DATA EXTRACT:

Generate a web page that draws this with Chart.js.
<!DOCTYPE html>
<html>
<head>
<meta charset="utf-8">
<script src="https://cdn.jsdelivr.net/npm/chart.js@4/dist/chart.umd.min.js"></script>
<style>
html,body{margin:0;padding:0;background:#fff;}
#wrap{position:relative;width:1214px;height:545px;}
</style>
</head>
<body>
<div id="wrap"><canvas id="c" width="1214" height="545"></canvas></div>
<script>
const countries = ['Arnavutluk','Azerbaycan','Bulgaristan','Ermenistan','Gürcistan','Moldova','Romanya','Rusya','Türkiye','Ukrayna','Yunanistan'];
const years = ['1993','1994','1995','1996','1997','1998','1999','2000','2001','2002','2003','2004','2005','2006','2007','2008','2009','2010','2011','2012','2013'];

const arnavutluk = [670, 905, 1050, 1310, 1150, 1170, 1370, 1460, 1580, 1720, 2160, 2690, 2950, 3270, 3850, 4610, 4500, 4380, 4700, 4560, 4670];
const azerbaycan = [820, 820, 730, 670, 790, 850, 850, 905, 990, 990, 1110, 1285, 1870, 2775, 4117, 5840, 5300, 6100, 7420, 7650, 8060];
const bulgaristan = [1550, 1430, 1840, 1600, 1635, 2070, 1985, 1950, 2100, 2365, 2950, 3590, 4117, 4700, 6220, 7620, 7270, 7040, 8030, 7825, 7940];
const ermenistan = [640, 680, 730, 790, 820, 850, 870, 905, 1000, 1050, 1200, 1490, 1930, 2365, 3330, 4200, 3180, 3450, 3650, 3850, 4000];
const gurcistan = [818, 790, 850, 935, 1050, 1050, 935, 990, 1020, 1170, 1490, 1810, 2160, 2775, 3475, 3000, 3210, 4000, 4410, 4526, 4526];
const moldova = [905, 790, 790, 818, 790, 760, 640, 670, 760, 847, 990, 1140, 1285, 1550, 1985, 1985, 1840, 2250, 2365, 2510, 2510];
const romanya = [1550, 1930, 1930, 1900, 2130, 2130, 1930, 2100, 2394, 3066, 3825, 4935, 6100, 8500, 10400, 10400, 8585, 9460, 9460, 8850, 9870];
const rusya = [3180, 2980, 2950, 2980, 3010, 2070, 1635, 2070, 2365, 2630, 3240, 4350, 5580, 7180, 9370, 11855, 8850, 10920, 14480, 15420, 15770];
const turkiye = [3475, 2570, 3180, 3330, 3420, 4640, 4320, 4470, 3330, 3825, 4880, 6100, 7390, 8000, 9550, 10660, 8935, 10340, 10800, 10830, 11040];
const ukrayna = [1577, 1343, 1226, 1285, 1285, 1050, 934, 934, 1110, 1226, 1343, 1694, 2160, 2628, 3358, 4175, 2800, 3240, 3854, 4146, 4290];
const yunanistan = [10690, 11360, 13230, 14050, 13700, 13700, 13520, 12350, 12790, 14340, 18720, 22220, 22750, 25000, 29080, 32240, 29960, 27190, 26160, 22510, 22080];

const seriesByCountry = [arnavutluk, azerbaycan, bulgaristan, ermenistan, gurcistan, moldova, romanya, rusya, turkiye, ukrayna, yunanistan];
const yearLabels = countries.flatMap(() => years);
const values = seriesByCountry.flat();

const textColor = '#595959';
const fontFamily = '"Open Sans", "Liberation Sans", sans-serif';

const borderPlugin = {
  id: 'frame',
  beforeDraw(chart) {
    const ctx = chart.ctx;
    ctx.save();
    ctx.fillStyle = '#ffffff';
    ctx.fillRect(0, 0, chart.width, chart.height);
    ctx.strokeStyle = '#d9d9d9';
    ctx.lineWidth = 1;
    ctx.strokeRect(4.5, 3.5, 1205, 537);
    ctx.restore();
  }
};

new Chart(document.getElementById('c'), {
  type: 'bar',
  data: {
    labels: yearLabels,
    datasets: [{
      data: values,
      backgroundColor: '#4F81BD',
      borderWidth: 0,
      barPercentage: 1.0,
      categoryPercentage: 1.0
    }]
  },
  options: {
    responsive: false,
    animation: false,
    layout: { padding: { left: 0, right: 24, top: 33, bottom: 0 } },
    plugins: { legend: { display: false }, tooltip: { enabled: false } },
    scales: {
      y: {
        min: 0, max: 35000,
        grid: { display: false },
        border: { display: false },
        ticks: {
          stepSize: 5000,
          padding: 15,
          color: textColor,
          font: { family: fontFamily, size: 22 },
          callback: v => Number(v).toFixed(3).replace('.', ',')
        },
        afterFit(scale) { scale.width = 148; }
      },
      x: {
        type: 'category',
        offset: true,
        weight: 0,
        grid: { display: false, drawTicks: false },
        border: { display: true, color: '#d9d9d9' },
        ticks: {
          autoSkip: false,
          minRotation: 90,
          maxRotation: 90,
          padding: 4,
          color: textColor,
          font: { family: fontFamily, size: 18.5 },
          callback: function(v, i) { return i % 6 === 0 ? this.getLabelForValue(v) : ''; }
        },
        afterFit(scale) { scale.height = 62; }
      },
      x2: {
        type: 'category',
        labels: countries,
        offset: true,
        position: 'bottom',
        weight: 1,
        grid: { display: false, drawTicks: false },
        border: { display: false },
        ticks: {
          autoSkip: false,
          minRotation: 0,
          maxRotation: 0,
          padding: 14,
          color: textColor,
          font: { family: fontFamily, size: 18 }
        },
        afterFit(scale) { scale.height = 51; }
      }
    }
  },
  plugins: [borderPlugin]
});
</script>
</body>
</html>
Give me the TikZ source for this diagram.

WORK INSTRUCTIONS:
Every record above must be duplicated exactly.

THE SOLUTION:
Generate a web page that draws this with Chart.js.
<!DOCTYPE html>
<html>
<head>
<meta charset="utf-8">
<script src="https://cdn.jsdelivr.net/npm/chart.js@4/dist/chart.umd.min.js"></script>
<style>
html,body{margin:0;padding:0;background:#fff;}
#wrap{position:relative;width:1214px;height:545px;}
</style>
</head>
<body>
<div id="wrap"><canvas id="c" width="1214" height="545"></canvas></div>
<script>
const countries = ['Arnavutluk','Azerbaycan','Bulgaristan','Ermenistan','Gürcistan','Moldova','Romanya','Rusya','Türkiye','Ukrayna','Yunanistan'];
const years = ['1993','1994','1995','1996','1997','1998','1999','2000','2001','2002','2003','2004','2005','2006','2007','2008','2009','2010','2011','2012','2013'];

const arnavutluk = [670, 905, 1050, 1310, 1150, 1170, 1370, 1460, 1580, 1720, 2160, 2690, 2950, 3270, 3850, 4610, 4500, 4380, 4700, 4560, 4670];
const azerbaycan = [820, 820, 730, 670, 790, 850, 850, 905, 990, 990, 1110, 1285, 1870, 2775, 4117, 5840, 5300, 6100, 7420, 7650, 8060];
const bulgaristan = [1550, 1430, 1840, 1600, 1635, 2070, 1985, 1950, 2100, 2365, 2950, 3590, 4117, 4700, 6220, 7620, 7270, 7040, 8030, 7825, 7940];
const ermenistan = [640, 680, 730, 790, 820, 850, 870, 905, 1000, 1050, 1200, 1490, 1930, 2365, 3330, 4200, 3180, 3450, 3650, 3850, 4000];
const gurcistan = [818, 790, 850, 935, 1050, 1050, 935, 990, 1020, 1170, 1490, 1810, 2160, 2775, 3475, 3000, 3210, 4000, 4410, 4526, 4526];
const moldova = [905, 790, 790, 818, 790, 760, 640, 670, 760, 847, 990, 1140, 1285, 1550, 1985, 1985, 1840, 2250, 2365, 2510, 2510];
const romanya = [1550, 1930, 1930, 1900, 2130, 2130, 1930, 2100, 2394, 3066, 3825, 4935, 6100, 8500, 10400, 10400, 8585, 9460, 9460, 8850, 9870];
const rusya = [3180, 2980, 2950, 2980, 3010, 2070, 1635, 2070, 2365, 2630, 3240, 4350, 5580, 7180, 9370, 11855, 8850, 10920, 14480, 15420, 15770];
const turkiye = [3475, 2570, 3180, 3330, 3420, 4640, 4320, 4470, 3330, 3825, 4880, 6100, 7390, 8000, 9550, 10660, 8935, 10340, 10800, 10830, 11040];
const ukrayna = [1577, 1343, 1226, 1285, 1285, 1050, 934, 934, 1110, 1226, 1343, 1694, 2160, 2628, 3358, 4175, 2800, 3240, 3854, 4146, 4290];
const yunanistan = [10690, 11360, 13230, 14050, 13700, 13700, 13520, 12350, 12790, 14340, 18720, 22220, 22750, 25000, 29080, 32240, 29960, 27190, 26160, 22510, 22080];

const seriesByCountry = [arnavutluk, azerbaycan, bulgaristan, ermenistan, gurcistan, moldova, romanya, rusya, turkiye, ukrayna, yunanistan];
const yearLabels = countries.flatMap(() => years);
const values = seriesByCountry.flat();

const textColor = '#595959';
const fontFamily = '"Open Sans", "Liberation Sans", sans-serif';

const borderPlugin = {
  id: 'frame',
  beforeDraw(chart) {
    const ctx = chart.ctx;
    ctx.save();
    ctx.fillStyle = '#ffffff';
    ctx.fillRect(0, 0, chart.width, chart.height);
    ctx.strokeStyle = '#d9d9d9';
    ctx.lineWidth = 1;
    ctx.strokeRect(4.5, 3.5, 1205, 537);
    ctx.restore();
  }
};

new Chart(document.getElementById('c'), {
  type: 'bar',
  data: {
    labels: yearLabels,
    datasets: [{
      data: values,
      backgroundColor: '#4F81BD',
      borderWidth: 0,
      barPercentage: 1.0,
      categoryPercentage: 1.0
    }]
  },
  options: {
    responsive: false,
    animation: false,
    layout: { padding: { left: 0, right: 24, top: 33, bottom: 0 } },
    plugins: { legend: { display: false }, tooltip: { enabled: false } },
    scales: {
      y: {
        min: 0, max: 35000,
        grid: { display: false },
        border: { display: false },
        ticks: {
          stepSize: 5000,
          padding: 15,
          color: textColor,
          font: { family: fontFamily, size: 22 },
          callback: v => Number(v).toFixed(3).replace('.', ',')
        },
        afterFit(scale) { scale.width = 148; }
      },
      x: {
        type: 'category',
        offset: true,
        weight: 0,
        grid: { display: false, drawTicks: false },
        border: { display: true, color: '#d9d9d9' },
        ticks: {
          autoSkip: false,
          minRotation: 90,
          maxRotation: 90,
          padding: 4,
          color: textColor,
          font: { family: fontFamily, size: 18.5 },
          callback: function(v, i) { return i % 6 === 0 ? this.getLabelForValue(v) : ''; }
        },
        afterFit(scale) { scale.height = 62; }
      },
      x2: {
        type: 'category',
        labels: countries,
        offset: true,
        position: 'bottom',
        weight: 1,
        grid: { display: false, drawTicks: false },
        border: { display: false },
        ticks: {
          autoSkip: false,
          minRotation: 0,
          maxRotation: 0,
          padding: 14,
          color: textColor,
          font: { family: fontFamily, size: 18 }
        },
        afterFit(scale) { scale.height = 51; }
      }
    }
  },
  plugins: [borderPlugin]
});
</script>
</body>
</html>
Give me the TikZ source for this diagram.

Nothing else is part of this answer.